What you are asked to do - Everything from the first line down to the line containing "import plotly.graph_objects as go" is to be retyped exactly, both ends included, with pictures left out.

Raw records -
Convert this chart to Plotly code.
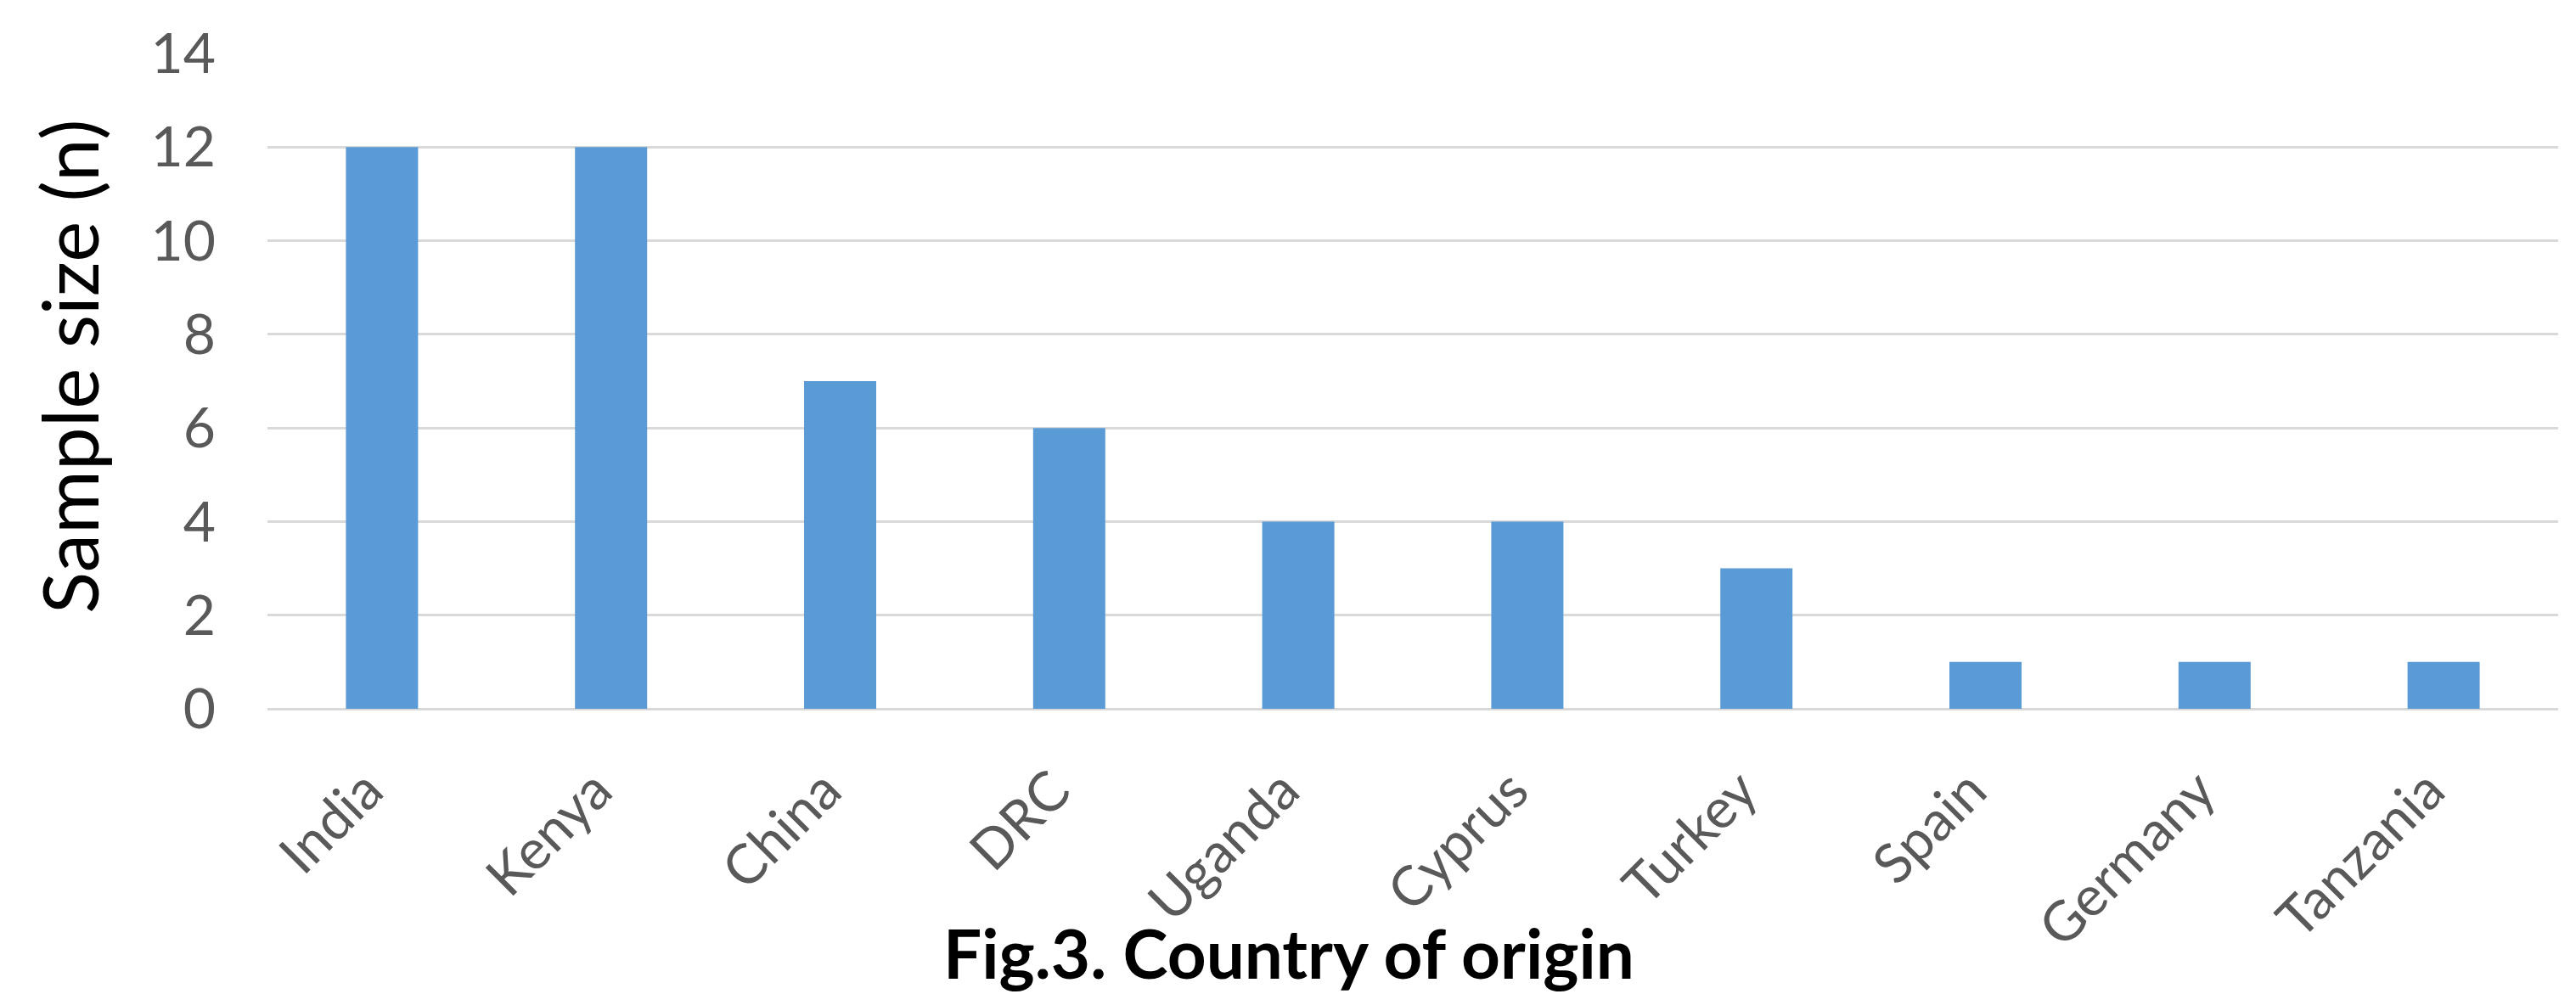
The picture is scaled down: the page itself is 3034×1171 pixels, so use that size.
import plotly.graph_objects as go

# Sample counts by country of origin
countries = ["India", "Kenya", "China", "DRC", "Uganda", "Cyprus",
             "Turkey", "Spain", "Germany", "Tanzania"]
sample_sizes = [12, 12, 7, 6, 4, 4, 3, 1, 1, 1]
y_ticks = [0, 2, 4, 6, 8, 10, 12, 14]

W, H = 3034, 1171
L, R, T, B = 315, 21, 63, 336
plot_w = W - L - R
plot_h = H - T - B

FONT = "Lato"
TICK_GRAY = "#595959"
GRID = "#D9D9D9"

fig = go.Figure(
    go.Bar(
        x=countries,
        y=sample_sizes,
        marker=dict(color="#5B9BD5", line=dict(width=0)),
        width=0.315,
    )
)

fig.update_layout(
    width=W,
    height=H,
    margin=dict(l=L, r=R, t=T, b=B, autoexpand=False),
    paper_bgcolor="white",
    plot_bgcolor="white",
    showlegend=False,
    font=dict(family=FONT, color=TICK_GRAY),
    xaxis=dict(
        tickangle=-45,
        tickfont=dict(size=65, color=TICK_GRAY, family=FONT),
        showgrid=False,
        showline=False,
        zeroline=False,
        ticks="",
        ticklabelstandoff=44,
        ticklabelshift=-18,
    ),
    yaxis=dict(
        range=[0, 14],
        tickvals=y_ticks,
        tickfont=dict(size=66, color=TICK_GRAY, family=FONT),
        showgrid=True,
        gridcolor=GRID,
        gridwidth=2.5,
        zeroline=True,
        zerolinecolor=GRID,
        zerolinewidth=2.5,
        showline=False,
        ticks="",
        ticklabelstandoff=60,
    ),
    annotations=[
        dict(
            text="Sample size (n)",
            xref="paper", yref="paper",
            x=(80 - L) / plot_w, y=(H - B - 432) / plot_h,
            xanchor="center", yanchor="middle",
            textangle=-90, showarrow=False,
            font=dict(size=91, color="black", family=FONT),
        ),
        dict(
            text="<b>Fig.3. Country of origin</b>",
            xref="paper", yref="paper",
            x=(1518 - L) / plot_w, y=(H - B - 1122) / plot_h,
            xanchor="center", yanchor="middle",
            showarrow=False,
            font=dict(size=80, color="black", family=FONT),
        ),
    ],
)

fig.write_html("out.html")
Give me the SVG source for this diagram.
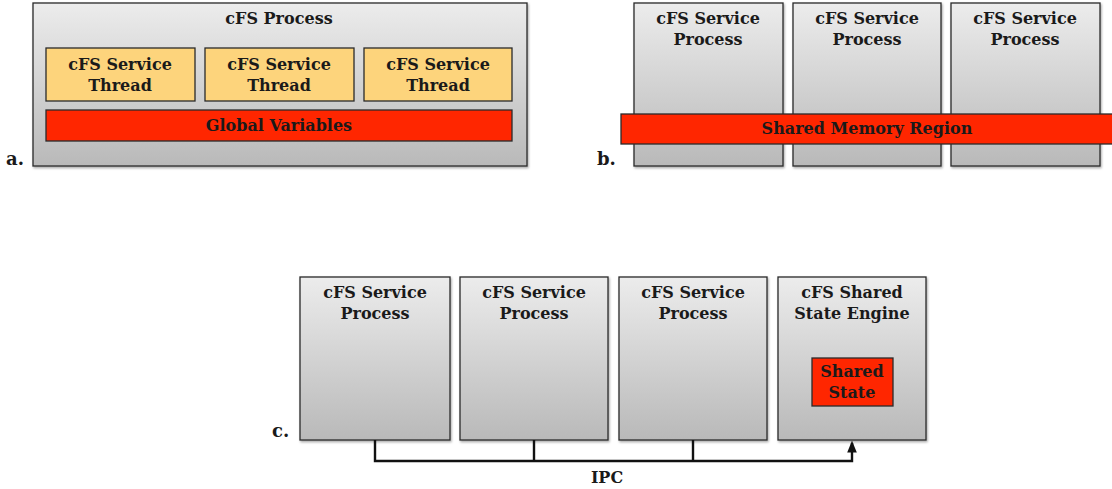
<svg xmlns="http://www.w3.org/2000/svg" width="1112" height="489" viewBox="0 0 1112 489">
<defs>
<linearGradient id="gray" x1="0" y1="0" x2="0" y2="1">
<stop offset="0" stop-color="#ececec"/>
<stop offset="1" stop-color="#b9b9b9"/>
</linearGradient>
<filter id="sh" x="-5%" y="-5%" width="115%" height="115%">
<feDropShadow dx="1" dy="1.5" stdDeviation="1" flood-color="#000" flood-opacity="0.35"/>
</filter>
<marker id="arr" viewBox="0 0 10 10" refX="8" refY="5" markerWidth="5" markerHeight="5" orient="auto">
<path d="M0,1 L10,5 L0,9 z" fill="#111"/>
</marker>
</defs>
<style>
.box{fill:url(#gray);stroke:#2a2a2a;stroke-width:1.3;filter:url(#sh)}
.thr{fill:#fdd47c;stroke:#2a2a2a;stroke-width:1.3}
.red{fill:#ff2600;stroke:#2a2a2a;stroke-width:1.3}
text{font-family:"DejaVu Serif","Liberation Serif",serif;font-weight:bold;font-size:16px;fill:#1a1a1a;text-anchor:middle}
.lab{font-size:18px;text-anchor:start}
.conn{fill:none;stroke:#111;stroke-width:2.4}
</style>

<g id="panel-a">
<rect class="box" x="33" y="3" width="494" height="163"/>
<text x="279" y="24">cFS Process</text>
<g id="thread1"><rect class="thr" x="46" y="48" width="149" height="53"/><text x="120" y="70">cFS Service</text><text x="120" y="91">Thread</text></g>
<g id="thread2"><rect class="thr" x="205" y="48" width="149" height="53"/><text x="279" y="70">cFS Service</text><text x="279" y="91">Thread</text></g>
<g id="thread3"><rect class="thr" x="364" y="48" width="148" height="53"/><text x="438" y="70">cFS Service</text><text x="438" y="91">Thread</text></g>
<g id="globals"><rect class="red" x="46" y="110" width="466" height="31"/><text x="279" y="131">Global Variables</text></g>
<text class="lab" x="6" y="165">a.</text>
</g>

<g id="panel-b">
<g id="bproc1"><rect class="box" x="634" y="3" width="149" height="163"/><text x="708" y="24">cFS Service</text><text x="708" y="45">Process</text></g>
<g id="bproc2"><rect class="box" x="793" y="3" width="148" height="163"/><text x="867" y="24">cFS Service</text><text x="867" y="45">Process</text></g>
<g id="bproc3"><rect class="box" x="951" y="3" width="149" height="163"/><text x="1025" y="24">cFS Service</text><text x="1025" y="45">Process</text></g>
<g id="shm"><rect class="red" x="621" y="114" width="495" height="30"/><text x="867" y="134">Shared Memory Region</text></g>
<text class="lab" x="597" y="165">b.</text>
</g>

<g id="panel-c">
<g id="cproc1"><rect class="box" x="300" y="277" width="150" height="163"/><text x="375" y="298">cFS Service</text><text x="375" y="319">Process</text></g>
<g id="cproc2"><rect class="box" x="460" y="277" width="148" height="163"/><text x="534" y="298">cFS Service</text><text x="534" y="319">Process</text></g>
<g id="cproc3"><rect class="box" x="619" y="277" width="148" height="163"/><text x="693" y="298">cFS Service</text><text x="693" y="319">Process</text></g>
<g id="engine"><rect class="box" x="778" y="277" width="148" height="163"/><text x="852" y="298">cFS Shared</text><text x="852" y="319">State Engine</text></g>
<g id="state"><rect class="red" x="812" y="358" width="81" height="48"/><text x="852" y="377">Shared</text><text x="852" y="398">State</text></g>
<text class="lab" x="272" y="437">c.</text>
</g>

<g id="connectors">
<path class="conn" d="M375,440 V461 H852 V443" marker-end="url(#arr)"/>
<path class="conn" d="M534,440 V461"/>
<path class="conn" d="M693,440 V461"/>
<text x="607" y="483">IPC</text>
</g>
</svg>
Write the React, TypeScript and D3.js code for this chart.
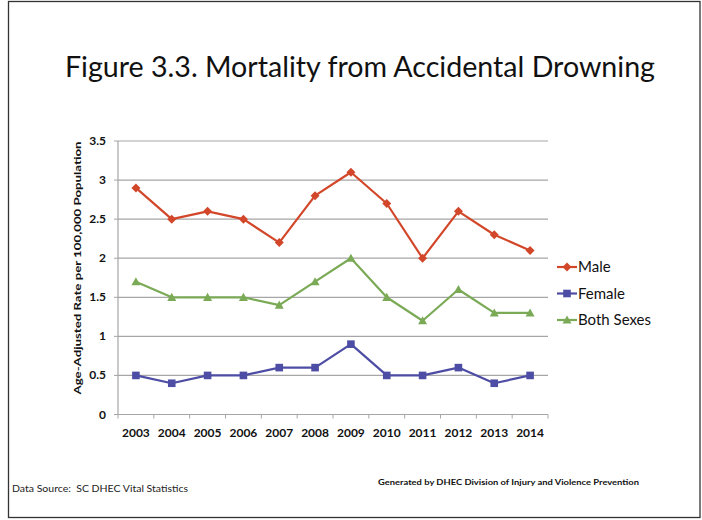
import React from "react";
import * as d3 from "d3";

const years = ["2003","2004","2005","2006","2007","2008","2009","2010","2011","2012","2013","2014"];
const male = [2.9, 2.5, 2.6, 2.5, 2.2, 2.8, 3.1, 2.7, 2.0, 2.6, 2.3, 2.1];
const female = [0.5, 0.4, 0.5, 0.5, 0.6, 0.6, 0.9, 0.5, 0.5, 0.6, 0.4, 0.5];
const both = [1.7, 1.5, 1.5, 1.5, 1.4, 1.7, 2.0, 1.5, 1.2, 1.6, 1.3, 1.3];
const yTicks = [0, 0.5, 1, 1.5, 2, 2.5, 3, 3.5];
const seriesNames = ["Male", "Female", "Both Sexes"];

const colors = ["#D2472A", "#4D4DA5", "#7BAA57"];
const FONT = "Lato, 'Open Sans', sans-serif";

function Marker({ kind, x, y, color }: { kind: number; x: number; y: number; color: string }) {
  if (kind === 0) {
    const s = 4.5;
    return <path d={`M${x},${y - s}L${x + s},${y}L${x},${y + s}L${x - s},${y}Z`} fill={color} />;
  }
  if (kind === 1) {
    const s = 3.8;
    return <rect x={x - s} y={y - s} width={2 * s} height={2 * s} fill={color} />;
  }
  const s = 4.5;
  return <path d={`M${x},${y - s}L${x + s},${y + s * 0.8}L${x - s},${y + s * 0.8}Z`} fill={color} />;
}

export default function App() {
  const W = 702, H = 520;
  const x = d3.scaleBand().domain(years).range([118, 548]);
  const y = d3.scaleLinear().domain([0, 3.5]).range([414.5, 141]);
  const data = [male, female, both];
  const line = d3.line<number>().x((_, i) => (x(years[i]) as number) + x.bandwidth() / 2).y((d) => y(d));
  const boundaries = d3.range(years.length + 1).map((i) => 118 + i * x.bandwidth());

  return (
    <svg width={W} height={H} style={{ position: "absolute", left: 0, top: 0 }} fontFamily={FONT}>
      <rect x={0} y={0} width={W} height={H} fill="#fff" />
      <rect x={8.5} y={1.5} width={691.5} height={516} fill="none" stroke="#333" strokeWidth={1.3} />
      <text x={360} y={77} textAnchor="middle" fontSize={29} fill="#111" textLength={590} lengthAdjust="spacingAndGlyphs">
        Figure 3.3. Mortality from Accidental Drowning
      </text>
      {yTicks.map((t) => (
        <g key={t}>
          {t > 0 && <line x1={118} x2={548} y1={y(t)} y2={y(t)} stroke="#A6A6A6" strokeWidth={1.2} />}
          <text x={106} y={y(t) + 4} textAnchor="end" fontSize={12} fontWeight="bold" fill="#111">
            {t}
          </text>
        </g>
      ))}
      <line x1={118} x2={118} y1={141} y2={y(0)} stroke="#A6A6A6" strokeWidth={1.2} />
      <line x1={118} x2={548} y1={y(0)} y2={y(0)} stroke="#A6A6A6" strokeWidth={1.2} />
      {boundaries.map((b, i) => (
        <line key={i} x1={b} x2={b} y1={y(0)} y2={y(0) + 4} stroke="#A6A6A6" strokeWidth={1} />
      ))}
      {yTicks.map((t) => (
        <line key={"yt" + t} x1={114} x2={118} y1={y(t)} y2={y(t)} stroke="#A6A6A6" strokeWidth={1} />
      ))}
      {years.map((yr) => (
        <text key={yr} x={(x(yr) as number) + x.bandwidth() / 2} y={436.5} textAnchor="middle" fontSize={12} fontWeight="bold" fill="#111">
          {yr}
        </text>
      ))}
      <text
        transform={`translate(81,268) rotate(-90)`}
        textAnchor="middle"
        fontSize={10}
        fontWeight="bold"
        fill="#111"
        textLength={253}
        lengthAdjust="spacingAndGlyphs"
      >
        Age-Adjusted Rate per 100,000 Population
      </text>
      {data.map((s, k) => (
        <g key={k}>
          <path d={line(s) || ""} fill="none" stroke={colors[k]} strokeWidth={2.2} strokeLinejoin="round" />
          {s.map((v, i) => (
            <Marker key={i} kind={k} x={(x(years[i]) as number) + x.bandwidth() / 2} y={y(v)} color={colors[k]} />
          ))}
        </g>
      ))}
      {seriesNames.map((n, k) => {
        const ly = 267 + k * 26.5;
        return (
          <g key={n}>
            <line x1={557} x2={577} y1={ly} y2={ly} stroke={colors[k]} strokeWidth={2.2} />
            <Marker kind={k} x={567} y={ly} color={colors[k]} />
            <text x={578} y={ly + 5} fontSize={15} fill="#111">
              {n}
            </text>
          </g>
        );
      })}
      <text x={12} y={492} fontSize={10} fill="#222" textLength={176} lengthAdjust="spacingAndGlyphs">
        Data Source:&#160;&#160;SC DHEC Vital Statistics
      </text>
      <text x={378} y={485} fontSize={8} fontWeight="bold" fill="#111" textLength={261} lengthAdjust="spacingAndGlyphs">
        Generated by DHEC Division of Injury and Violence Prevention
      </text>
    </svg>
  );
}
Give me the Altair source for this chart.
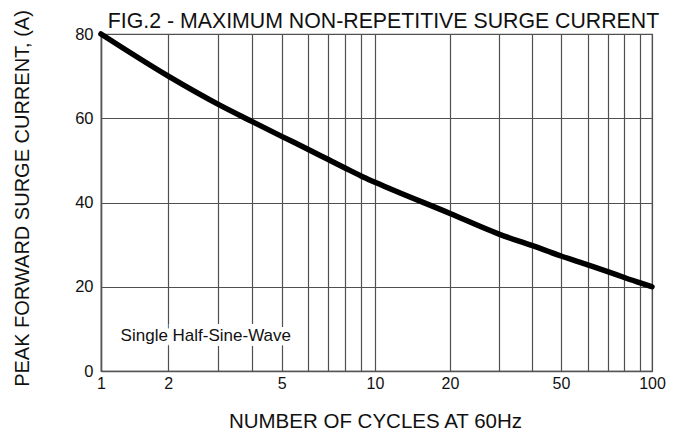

Result for this exercise -
Convert this chart to Plotly code.
The picture is scaled down: the page itself is 3034×1171 pixels, so use that size.
import plotly.graph_objects as go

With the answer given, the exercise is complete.